Common Mistakes Around Moves​

Chasing because you feel late. The worst bets are the ones you make because you don't want to miss out, not because the price is good.

Assuming every move is sharp. Most moves are not sharp. Most are books managing risk or reacting to other books.

Ignoring buyback. If a price moves hard and snaps back, that tells you someone tested the market and found no support. That's not a bullish signal.

Switching sides mid-thought just because the screen changed. You had a reason for your original position. Don't abandon it because the market twitched.

Betting a worse number and telling yourself it'll be fine. It won't be fine. Over hundreds of bets, paying 10-15 cents worse consistently destroys your edge.

Anyway.

Example - What This Looks Like in Practice​

You like the home side at 2.05. You look away for 20 minutes and it's 1.82 when you come back. First instinct is to take it anyway because clearly something important happened.

Stop. What changed? Can you name it in one sentence? Is the move across multiple books or just the screen you're watching? Would you bet 1.82 if you'd never seen 2.05?

If you can't answer those cleanly, you're chasing. If the new price is below your estimated value and you don't know why it moved, passing is correct even if it feels bad.

After the match, write one line - did the move come from real information or noise? Then record whether chasing would have helped or hurt. This builds pattern recognition fast.
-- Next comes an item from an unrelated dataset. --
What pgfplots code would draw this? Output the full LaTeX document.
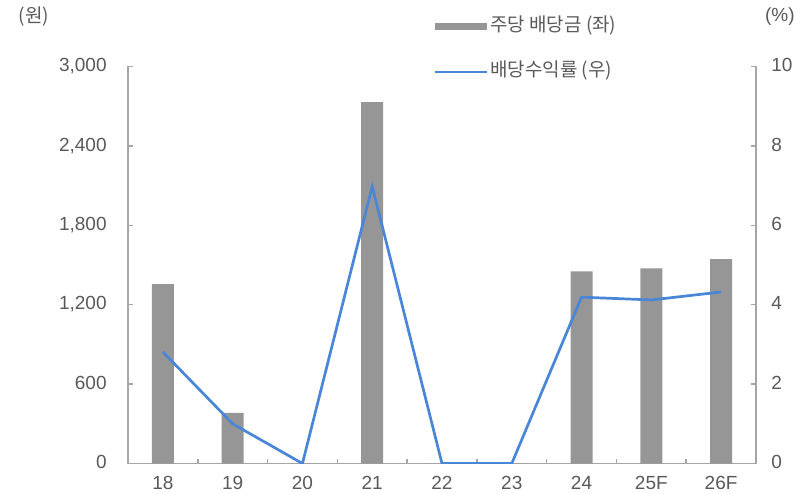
\documentclass[border=0pt]{standalone}
\usepackage{fontspec}
\setmainfont{Liberation Sans}
\newfontfamily\kr{Noto Sans CJK KR}
\usepackage{pgfplots}
\pgfplotsset{compat=1.18}

\definecolor{bargray}{RGB}{150,150,150}
\definecolor{lineblue}{RGB}{74,134,216}
\definecolor{axgray}{RGB}{166,166,166}
\definecolor{txtgray}{RGB}{89,89,89}

\pgfplotsset{
  base/.style={
    scale only axis, width=314pt, height=198.5pt,
    at={(64pt,14.75pt)}, anchor=south west,
    xmin=-0.5, xmax=8.5,
    axis line style={axgray, line width=0.75pt},
    tick style={axgray, line width=0.75pt},
    major tick length=2.25pt, minor tick length=2.25pt,
    tick align=inside,
    font=\fontsize{9.5}{11}\selectfont,
    /pgf/number format/assume math mode=true,
    every tick label/.append style={txtgray},
  }
}

\begin{document}
\begin{tikzpicture}
\path[use as bounding box] (0,0) rectangle (404pt,246.5pt);

% left axis: dividend per share (bars)
\begin{axis}[base,
  axis y line*=left, axis x line*=bottom,
  ymin=0, ymax=3000, ytick={0,600,...,3000},
  xtick={0,...,8}, xticklabels={18,19,20,21,22,23,24,25F,26F},
  minor xtick={0.5,1.5,...,7.5},
  major x tick style={draw=none},
  yticklabel style={/pgf/number format/1000 sep={,}, anchor=mid east, inner sep=0pt, xshift=-10.5pt},
  xticklabel style={anchor=center, inner sep=0pt, yshift=-9.75pt},
  ylabel={\kr (원)},
  ylabel style={rotate=-90, at={(axis description cs:-0.150,1.125)}, anchor=center, txtgray},
  legend style={draw=none, fill=none, at={(axis description cs:0.4857,1.0435)}, anchor=west,
    inner sep=0pt, row sep=13.75pt, column sep=1pt,
    nodes={inner sep=0pt, text height=7pt, text depth=2pt, txtgray}},
  legend cell align=left,
]
\addplot[ybar, bar width=11pt, fill=bargray, draw=none,
  legend image code/.code={\fill[bargray] (0pt,-1.75pt) rectangle (26pt,1.75pt);}]
  coordinates {(0,1355) (1,382) (2,0) (3,2730) (4,0) (5,0) (6,1452) (7,1475) (8,1545)};
\addlegendentry{\kr 주당 배당금 (좌)}
\addlegendimage{lineblue, line width=1.35pt,
  legend image code/.code={\draw[lineblue, line width=1.35pt] (0pt,0pt) -- (26pt,0pt);}}
\addlegendentry{\kr 배당수익률 (우)}
\end{axis}

% right axis: dividend yield (line)
\begin{axis}[base,
  axis y line*=right, axis x line=none,
  ymin=0, ymax=10, ytick={0,2,...,10},
  xtick=\empty,
  yticklabel style={anchor=mid west, inner sep=0pt, xshift=7.5pt},
  ylabel={(\%)},
  ylabel style={rotate=-90, at={(axis description cs:1.038,1.125)}, anchor=center, txtgray},
]
\addplot[lineblue, line width=1.35pt, mark=none]
  coordinates {(0,2.81) (1,1.0) (2,0) (3,6.98) (4,0) (5,0) (6,4.19) (7,4.12) (8,4.32)};
\end{axis}
\end{tikzpicture}
\end{document}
You start to see which moves were real and which were just market mechanics or panic.

FAQ​

If the line moves against me, should I always pass?
Not always, but you need a reason the new price is still value. If you can't estimate whether it's value, passing is usually correct.

Is steam always sharp money?
No. Some steam is copycat movement or low-limit chaos. Real steam is fast, broad, and sticks.

What's the safest rule for beginners?
If you can't explain the move and you can't say why the new price is still good, don't chase it.